Exercise prompt: Copy verbatim the material from its first line to the line that holds "h_grid = [20, 80, 140, 180]", including that line.

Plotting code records
%%
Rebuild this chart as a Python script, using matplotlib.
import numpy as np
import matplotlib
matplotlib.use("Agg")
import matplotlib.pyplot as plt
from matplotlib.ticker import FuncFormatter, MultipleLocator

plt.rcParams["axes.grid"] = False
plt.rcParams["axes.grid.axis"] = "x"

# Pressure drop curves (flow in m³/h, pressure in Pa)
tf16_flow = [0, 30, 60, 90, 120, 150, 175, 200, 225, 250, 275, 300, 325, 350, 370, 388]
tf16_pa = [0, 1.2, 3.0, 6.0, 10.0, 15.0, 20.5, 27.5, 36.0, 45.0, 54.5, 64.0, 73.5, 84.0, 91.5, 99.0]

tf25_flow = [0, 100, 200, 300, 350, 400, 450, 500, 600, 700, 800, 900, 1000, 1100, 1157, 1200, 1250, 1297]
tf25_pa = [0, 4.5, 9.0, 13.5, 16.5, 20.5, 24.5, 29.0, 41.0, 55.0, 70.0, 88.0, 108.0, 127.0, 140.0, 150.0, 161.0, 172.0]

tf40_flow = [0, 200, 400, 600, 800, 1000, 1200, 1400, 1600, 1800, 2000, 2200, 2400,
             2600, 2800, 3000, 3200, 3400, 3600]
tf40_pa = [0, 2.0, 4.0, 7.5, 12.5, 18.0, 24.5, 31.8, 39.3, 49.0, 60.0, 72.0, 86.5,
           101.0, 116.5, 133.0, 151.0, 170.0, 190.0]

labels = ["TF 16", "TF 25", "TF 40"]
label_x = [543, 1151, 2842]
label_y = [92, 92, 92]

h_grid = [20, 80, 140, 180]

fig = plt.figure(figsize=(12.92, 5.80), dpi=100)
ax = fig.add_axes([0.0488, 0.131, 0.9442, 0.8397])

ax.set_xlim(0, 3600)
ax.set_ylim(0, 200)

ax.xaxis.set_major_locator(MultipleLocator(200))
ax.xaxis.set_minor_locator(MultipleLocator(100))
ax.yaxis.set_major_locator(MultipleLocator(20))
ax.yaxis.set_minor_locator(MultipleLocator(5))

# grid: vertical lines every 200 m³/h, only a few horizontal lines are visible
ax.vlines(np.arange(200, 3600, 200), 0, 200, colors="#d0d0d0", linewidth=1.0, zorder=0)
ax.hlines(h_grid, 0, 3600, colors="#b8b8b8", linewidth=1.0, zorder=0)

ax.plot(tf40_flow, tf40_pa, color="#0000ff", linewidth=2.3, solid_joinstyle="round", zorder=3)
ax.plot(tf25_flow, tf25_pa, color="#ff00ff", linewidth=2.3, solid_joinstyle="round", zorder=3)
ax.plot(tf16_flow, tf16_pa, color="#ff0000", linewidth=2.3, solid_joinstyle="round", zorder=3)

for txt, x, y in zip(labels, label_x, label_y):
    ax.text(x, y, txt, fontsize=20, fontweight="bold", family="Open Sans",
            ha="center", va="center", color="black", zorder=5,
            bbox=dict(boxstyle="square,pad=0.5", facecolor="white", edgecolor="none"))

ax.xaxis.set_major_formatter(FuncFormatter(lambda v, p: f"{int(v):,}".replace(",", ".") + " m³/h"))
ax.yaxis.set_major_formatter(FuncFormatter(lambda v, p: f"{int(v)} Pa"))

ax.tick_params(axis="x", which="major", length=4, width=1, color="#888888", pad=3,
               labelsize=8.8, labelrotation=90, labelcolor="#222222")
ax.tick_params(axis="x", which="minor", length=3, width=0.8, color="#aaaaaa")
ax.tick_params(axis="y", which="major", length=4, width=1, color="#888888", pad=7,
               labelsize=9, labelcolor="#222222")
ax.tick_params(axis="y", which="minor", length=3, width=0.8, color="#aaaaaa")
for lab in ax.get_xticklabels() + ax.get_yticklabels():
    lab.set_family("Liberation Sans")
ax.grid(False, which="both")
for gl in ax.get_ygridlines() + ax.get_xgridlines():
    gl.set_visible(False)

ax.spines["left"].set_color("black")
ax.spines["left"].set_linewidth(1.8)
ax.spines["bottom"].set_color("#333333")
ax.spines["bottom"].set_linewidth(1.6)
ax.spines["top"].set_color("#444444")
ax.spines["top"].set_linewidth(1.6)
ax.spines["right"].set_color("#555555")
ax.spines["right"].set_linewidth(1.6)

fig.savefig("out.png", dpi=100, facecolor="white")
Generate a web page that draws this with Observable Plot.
%%
The solution:
Rebuild this chart as a Python script, using matplotlib.
import numpy as np
import matplotlib
matplotlib.use("Agg")
import matplotlib.pyplot as plt
from matplotlib.ticker import FuncFormatter, MultipleLocator

plt.rcParams["axes.grid"] = False
plt.rcParams["axes.grid.axis"] = "x"

# Pressure drop curves (flow in m³/h, pressure in Pa)
tf16_flow = [0, 30, 60, 90, 120, 150, 175, 200, 225, 250, 275, 300, 325, 350, 370, 388]
tf16_pa = [0, 1.2, 3.0, 6.0, 10.0, 15.0, 20.5, 27.5, 36.0, 45.0, 54.5, 64.0, 73.5, 84.0, 91.5, 99.0]

tf25_flow = [0, 100, 200, 300, 350, 400, 450, 500, 600, 700, 800, 900, 1000, 1100, 1157, 1200, 1250, 1297]
tf25_pa = [0, 4.5, 9.0, 13.5, 16.5, 20.5, 24.5, 29.0, 41.0, 55.0, 70.0, 88.0, 108.0, 127.0, 140.0, 150.0, 161.0, 172.0]

tf40_flow = [0, 200, 400, 600, 800, 1000, 1200, 1400, 1600, 1800, 2000, 2200, 2400,
             2600, 2800, 3000, 3200, 3400, 3600]
tf40_pa = [0, 2.0, 4.0, 7.5, 12.5, 18.0, 24.5, 31.8, 39.3, 49.0, 60.0, 72.0, 86.5,
           101.0, 116.5, 133.0, 151.0, 170.0, 190.0]

labels = ["TF 16", "TF 25", "TF 40"]
label_x = [543, 1151, 2842]
label_y = [92, 92, 92]

h_grid = [20, 80, 140, 180]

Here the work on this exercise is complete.